Looking ahead to the new year, innovation leaders should take note of these hype-worthy tech trends.
Gartner’s Hype Cycle for Emerging Technologies report, released on Thursday, detailed which future tech trends are more than hype. The report found that these technologies show great promise in producing significant competitive advantage for companies over the next five to 10 years.
Deciding which emerging technology to use in your company isn’t easy and vary by company, said Brian Burke, research vice president at Gartner.
“Each of these emerging technologies are advancing at different rates, but within each are a number of generic use cases,” Burke said. “Technology leaders in organizations need to look at the technology and identify if it is mature enough to deploy in their specific use case.”
It all comes down to what your business needs. If a business has a specific use case for the technology that aligns with a generic use case, then the business has found the technology worth investing in, Burke added.
Here are the five emerging technologies, along with examples of each:
- Sensing and mobility
“Sensing and mobility sound like two very different things, but they are actually very closely related, in that it is sensing that is enabling mobility” Burke said.
Organizations considering sensing and mobility technologies should check their personal use cases to see if there is a need for 3D-sensing cameras, AR cloud, light-cargo delivery drones, flying autonomous vehicles, and autonomous driving—all of which are emerging under this trend, the report found.
- Augmented human
Emerging technologies in the augmented human realm include biochips, personification, augmented intelligence, emotion AI, immersive workspaces, and biotech, the report found.
“When we talk about augmented humans we are talking about providing people with immersive experiences,” said Burke. Whether this is through immersive workspaces, which allows you to work virtually from anywhere, or physical experiences like prosthetic limbs, he added.
- Postclassical compute and communications
Classical core computing and communication technologies have been going on for the last 30 years, predicted under Moore’s Law, Burke said.
However, “Post Classical communications and compute cover how the underlying technologies are being deployed in entirely different ways, which is really giving us a step-change in compute and communication power,” Burke noted.
An example of this is low earth orbit (LEO) satellites, Burke added. “Satellites have completely changed how we are going to connect and commute globally, especially in underserved areas,” he said.
Enterprises should consider postclassical compute and communications technologies if they have use cases for 5G, next-generation memory, LEO systems, and nanoscale 3D printing, according to the report.
- Digital ecosystems
“We’ve had ecosystems since businesses started, but digital ecosystems are about how digital technologies are reducing friction in business ecosystems,” Burke noted. On top of becoming more digital and reducing friction, he said, these ecosystems are also becoming more decentralized, which will allow users to have control over their own data and reduce the power of internet giants.

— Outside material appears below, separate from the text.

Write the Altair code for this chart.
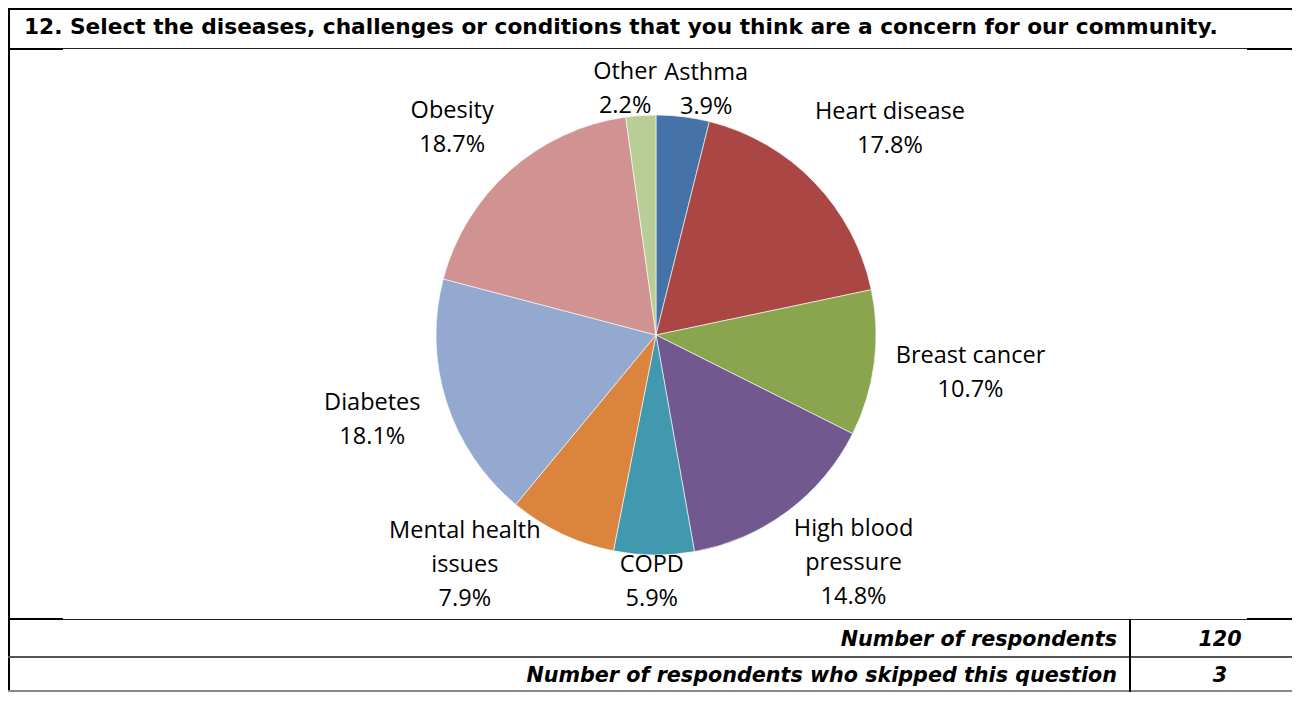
import altair as alt
import pandas as pd

# ---- data ----
categories = ["Asthma", "Heart disease", "Breast cancer", "High blood pressure", "COPD",
              "Mental health issues", "Diabetes", "Obesity", "Other"]
values = [3.9, 17.8, 10.7, 14.8, 5.9, 7.9, 18.1, 18.7, 2.2]
label_names = ["Asthma", "Heart disease", "Breast cancer", "High blood\npressure", "COPD",
               "Mental health\nissues", "Diabetes", "Obesity", "Other"]
colors = ["#4572A7", "#AA4643", "#89A54E", "#71588F", "#4198AF",
          "#DB843D", "#93A9CF", "#D19392", "#B9CD96"]
title_text = "12. Select the diseases, challenges or conditions that you think are a concern for our community."
row_labels = ["Number of respondents", "Number of respondents who skipped this question"]
row_values = ["120", "3"]

df = pd.DataFrame({"category": categories, "value": values, "name": label_names,
                   "order": list(range(len(categories)))})

W, H = 1284, 684
CX, CY, R = 648, 327, 220
LH = 34
RP = 228          # keep-out radius for label boxes
CW = 11.3         # approx. character width of the label font
ONE = alt.Data(values=[{"k": 1}])


def hrule(y, x0, x1, color="black", sw=2):
    return alt.Chart(ONE).mark_rule(color=color, strokeWidth=sw).encode(
        x=alt.value(x0), x2=alt.value(x1), y=alt.value(y))


def vrule(x, y0, y1, color="black", sw=2):
    return alt.Chart(ONE).mark_rule(color=color, strokeWidth=sw).encode(
        x=alt.value(x), y=alt.value(y0), y2=alt.value(y1))


def label(text, x, y, align, font, size, weight="normal", style="normal"):
    return alt.Chart(ONE).mark_text(align=align, baseline="alphabetic", font=font,
                                    fontSize=size, fontWeight=weight, fontStyle=style,
                                    color="black").encode(
        x=alt.value(x), y=alt.value(y), text=alt.value(text))


pie = alt.Chart(df).mark_arc(outerRadius=R, stroke="white", strokeWidth=0.6).encode(
    theta=alt.Theta("value:Q", stack=True),
    order=alt.Order("order:Q"),
    color=alt.Color("category:N", scale=alt.Scale(domain=categories, range=colors), legend=None),
    x=alt.value(CX), y=alt.value(CY),
)

NL = "'\\n'"
pie_labels = alt.Chart(df).transform_window(
    cum="sum(value)", sort=[alt.SortField("order")], frame=[None, 0]
).transform_joinaggregate(
    total="sum(value)"
).transform_calculate(
    mid="(datum.cum - datum.value/2) / datum.total * 2 * PI",
    s="sin(datum.mid)",
    r="247 + (datum.s > 0 ? 50 : 30) * clamp((abs(datum.s) - 0.15) * 4, 0, 1)",
    nlines=f"length(split(datum.name, {NL})) + 1",
    maxc=f"max(length(split(datum.name, {NL})[0]), "
         f"length(split(datum.name, {NL})[length(split(datum.name, {NL})) - 1]), 5)",
    rx0="datum.r * datum.s + 20 * clamp(datum.s * 10, -1, 1)",
    ry0="-datum.r * cos(datum.mid) - (datum.nlines > 2 ? 10 : 0)",
    hw=f"datum.maxc * {CW} / 2",
    hh=f"datum.nlines * {LH} / 2 - 6",
    px="max(0, abs(datum.rx0) - datum.hw)",
    py="max(0, abs(datum.ry0) - datum.hh)",
    pushed=f"abs(datum.s) > 0.3 && datum.py < {RP} && "
           f"datum.px*datum.px + datum.py*datum.py < {RP*RP}",
    ax=f"datum.pushed ? sqrt({RP*RP} - datum.py*datum.py) + datum.hw : abs(datum.rx0)",
    rr="sqrt(datum.rx0*datum.rx0 + datum.ry0*datum.ry0)",
    ay="datum.pushed ? abs(datum.ry0) - 0.25 * (abs(datum.ry0) - "
       "sqrt(max(0, datum.rr*datum.rr - datum.ax*datum.ax))) : abs(datum.ry0)",
    lx=f"{CX} + (datum.rx0 < 0 ? -1 : 1) * datum.ax",
    ly=f"{CY} + (datum.ry0 < 0 ? -1 : 1) * datum.ay - (datum.nlines - 1) * {LH} / 2",
    label=f"datum.name + {NL} + format(datum.value, '.1f') + '%'",
).mark_text(font="Open Sans", fontSize=23.5, lineBreak="\n", lineHeight=LH,
            align="center", baseline="middle", color="black").encode(
    text="label:N",
    x=alt.X("lx:Q", scale=None),
    y=alt.Y("ly:Q", scale=None),
)

frame = [
    hrule(1, 0, W),
    vrule(1, 0, H),
    hrule(40.5, 55, 1239, color="#222", sw=1),
    hrule(41, 0, 55), hrule(41, 1239, W),
    hrule(611.5, 55, 1239, color="#222", sw=1),
    hrule(611, 0, 55), hrule(611, 1239, W),
    hrule(649, 0, W, color="#555"),
    hrule(683, 0, W, color="#888"),
    vrule(1122, 611, H),
]

texts = [
    label(title_text, 16, 26, "left", "DejaVu Sans", 21.7, weight="bold"),
    label(row_labels[0], 1109, 638, "right", "DejaVu Sans", 20.7, weight="bold", style="italic"),
    label(row_values[0], 1212, 638, "center", "DejaVu Sans", 20.7, weight="bold", style="italic"),
    label(row_labels[1], 1109, 674, "right", "DejaVu Sans", 20.7, weight="bold", style="italic"),
    label(row_values[1], 1212, 674, "center", "DejaVu Sans", 20.7, weight="bold", style="italic"),
]

chart = alt.layer(pie, pie_labels, *frame, *texts).properties(
    width=W, height=H, padding=0, autosize="none"
).configure_view(stroke=None)

chart.save("out.html", embed_options={"renderer": "svg", "actions": False})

Examples of digital ecosystem technologies include DigitalOps, knowledge graphs, synthetic data, decentralized web, and decentralized autonomous organizations, the report found.
- Advanced artificial intelligence (AI) and analytics
“AI is a pervasive trend,” said Burke; it not only pervades the enterprise, but also all of these trends.
The most significant emerging uses of AI include adaptive machine learning, edge AI, edge analytics, explainable AI, AI platform as a service (PaaS), transfer learning, generative adversarial networks, and graph analytics, according to the report.
“We are seeing significant advances in AI algorithms, where AI is being used, and how AI is being democratized, so that it’s not just strictly in the realm of giant tech companies, but are now available to end user organizations,” Burke added.